CASH comment – Tesco finally commits to improving their food labels
22nd August 2012
We are very pleased that Tesco will finally be changing their front of pack labelling to a hybrid model combining traffic light colours with guideline daily amounts. This is fantastic news for consumers, as it means the majority of the UK supermarkets will be soon using traffic light colours, making healthier choices easier.
“We are aiming to reduce population average salt intakes to below 6g a day, a target we are still a long way from reaching” says Professor Graham MacGregor of the Wolfson Institute of Preventive Medicine. “Absurdly, there are currently at least 6 different ways of labelling salt . Whilst so much salt is still hidden in everyday foods such as bread, processed meats, cheese and ready-prepared sauces, the only way customers can try and eat less than 6g salt a day is by being able to read the labels and choose lower salt options.”
In response to the news, Andrew Lansley has been quoted as saying; “working with industry, not against them, can quickly bring about changes to benefit our health”. However in this case, due to a complete lack of direction from the government, labelling has been in chaos for years causing great confusion for those looking to improve their health. Tesco have at last taken matters into their own hands and decided to improve their labelling.
“This is great news for all shoppers who are looking after their and their family’s health.” Katharine Jenner, Campaign Director for CASH. “It’s about time Tesco’s acknowledged their responsibility to public health and improved their labelling, let’s just hope it is ‘every little helps’ and not ‘too little, too late’.”

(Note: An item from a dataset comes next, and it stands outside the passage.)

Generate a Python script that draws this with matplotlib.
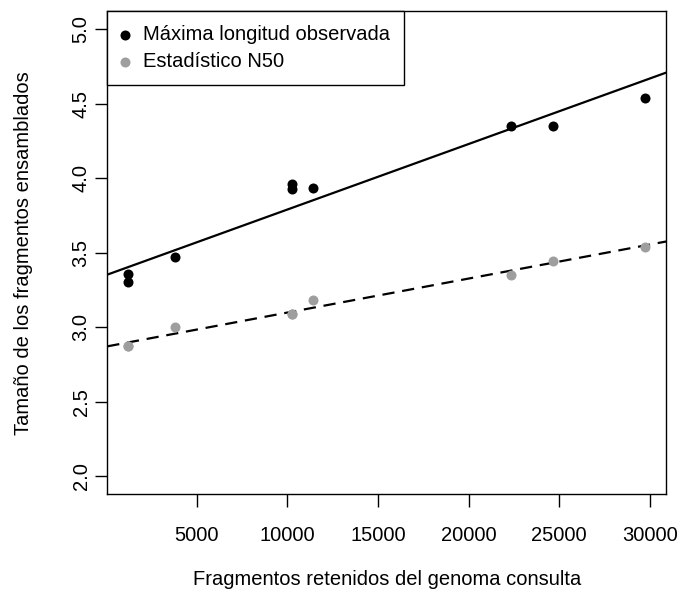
import numpy as np
import matplotlib
matplotlib.use("Agg")
import matplotlib.pyplot as plt

plt.rcParams["font.family"] = ["Liberation Sans", "DejaVu Sans"]

# fragments retained of the query genome
fragmentos = [1203, 1203, 3784, 10234, 10234, 11428, 22356, 24660, 29762]
# maximum observed length
max_longitud = [3.357, 3.301, 3.475, 3.963, 3.927, 3.934, 4.347, 4.347, 4.535]
# N50 statistic
n50 = [2.878, 2.878, 2.999, 3.091, 3.091, 3.180, 3.352, 3.442, 3.542]

# fitted lines (intercept, slope)
recta_max = (3.3507, 4.393e-5)
recta_n50 = (2.871, 2.28e-5)

x_ticks = [5000, 10000, 15000, 20000, 25000, 30000]
y_ticks = [2.0, 2.5, 3.0, 3.5, 4.0, 4.5, 5.0]

color_max = "black"
color_n50 = "#9e9e9e"
fs = 14.5

fig = plt.figure(figsize=(6.79, 5.92), dpi=100)
ax = fig.add_axes([0.158, 0.165, 0.823, 0.816])

x = np.array(fragmentos)
ax.scatter(x, max_longitud, s=52, color=color_max, zorder=3,
           label="Máxima longitud observada", linewidths=0)
ax.scatter(x, n50, s=52, color=color_n50, zorder=3,
           label="Estadístico N50", linewidths=0)

# R-like axis limits (4% padding)
rng = x.max() - x.min()
xlim = (x.min() - 0.04 * rng, x.max() + 0.04 * rng)
ax.set_xlim(xlim)
ax.set_ylim(2.0 - 0.04 * 3, 5.0 + 0.04 * 3)

xs = np.array(xlim)
ax.plot(xs, recta_max[0] + recta_max[1] * xs, color="black", lw=1.6, zorder=2)
ax.plot(xs, recta_n50[0] + recta_n50[1] * xs, color="black", lw=1.6,
        dashes=(5.5, 3.5), zorder=2)

ax.set_xticks(x_ticks)
ax.set_xticklabels([str(t) for t in x_ticks])
ax.set_yticks(y_ticks)
ax.set_yticklabels([f"{t:.1f}" for t in y_ticks], rotation=90, va="center")
ax.tick_params(axis="both", direction="out", length=9, width=1,
               labelsize=fs, colors="black")
ax.tick_params(axis="x", pad=13.5)
ax.tick_params(axis="y", pad=3)
for s in ax.spines.values():
    s.set_linewidth(1.0)

ax.set_xlabel("Fragmentos retenidos del genoma consulta", fontsize=fs,
              labelpad=18)
ax.set_ylabel("Tamaño de los fragmentos ensamblados", fontsize=fs,
              labelpad=28)

leg = ax.legend(loc="upper left", borderaxespad=0, fancybox=False,
                fontsize=fs, handletextpad=0.65, borderpad=0.7,
                labelspacing=0.4, handlelength=0.4, scatterpoints=1)
leg.get_frame().set_edgecolor("black")
leg.get_frame().set_linewidth(1.0)
leg.get_frame().set_alpha(1)

fig.savefig("out.png", dpi=100)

We now urge the government to take a strong stance in their approach to labelling, and get ALL food manufacturers, including those that sell food in restaurants, fast food outlets and canteens, to include traffic light labelling on their products.
CASH have campaigned for over five years for the introduction of a single front of pack nutrition labelling scheme which includes traffic light colour coding. However up until now, despite the wealth of evidence that traffic lights best meets the needs of consumers , Tesco have steadfastly refused to adopt this approach. Tesco recently met with ourselves and a number of health NGOs (The British Heart Foundation, Diabetes UK, The National Heart Forum, The Children’s Food Campaign) and were urged to change their position. This announcement is therefore strongly welcomed by CASH.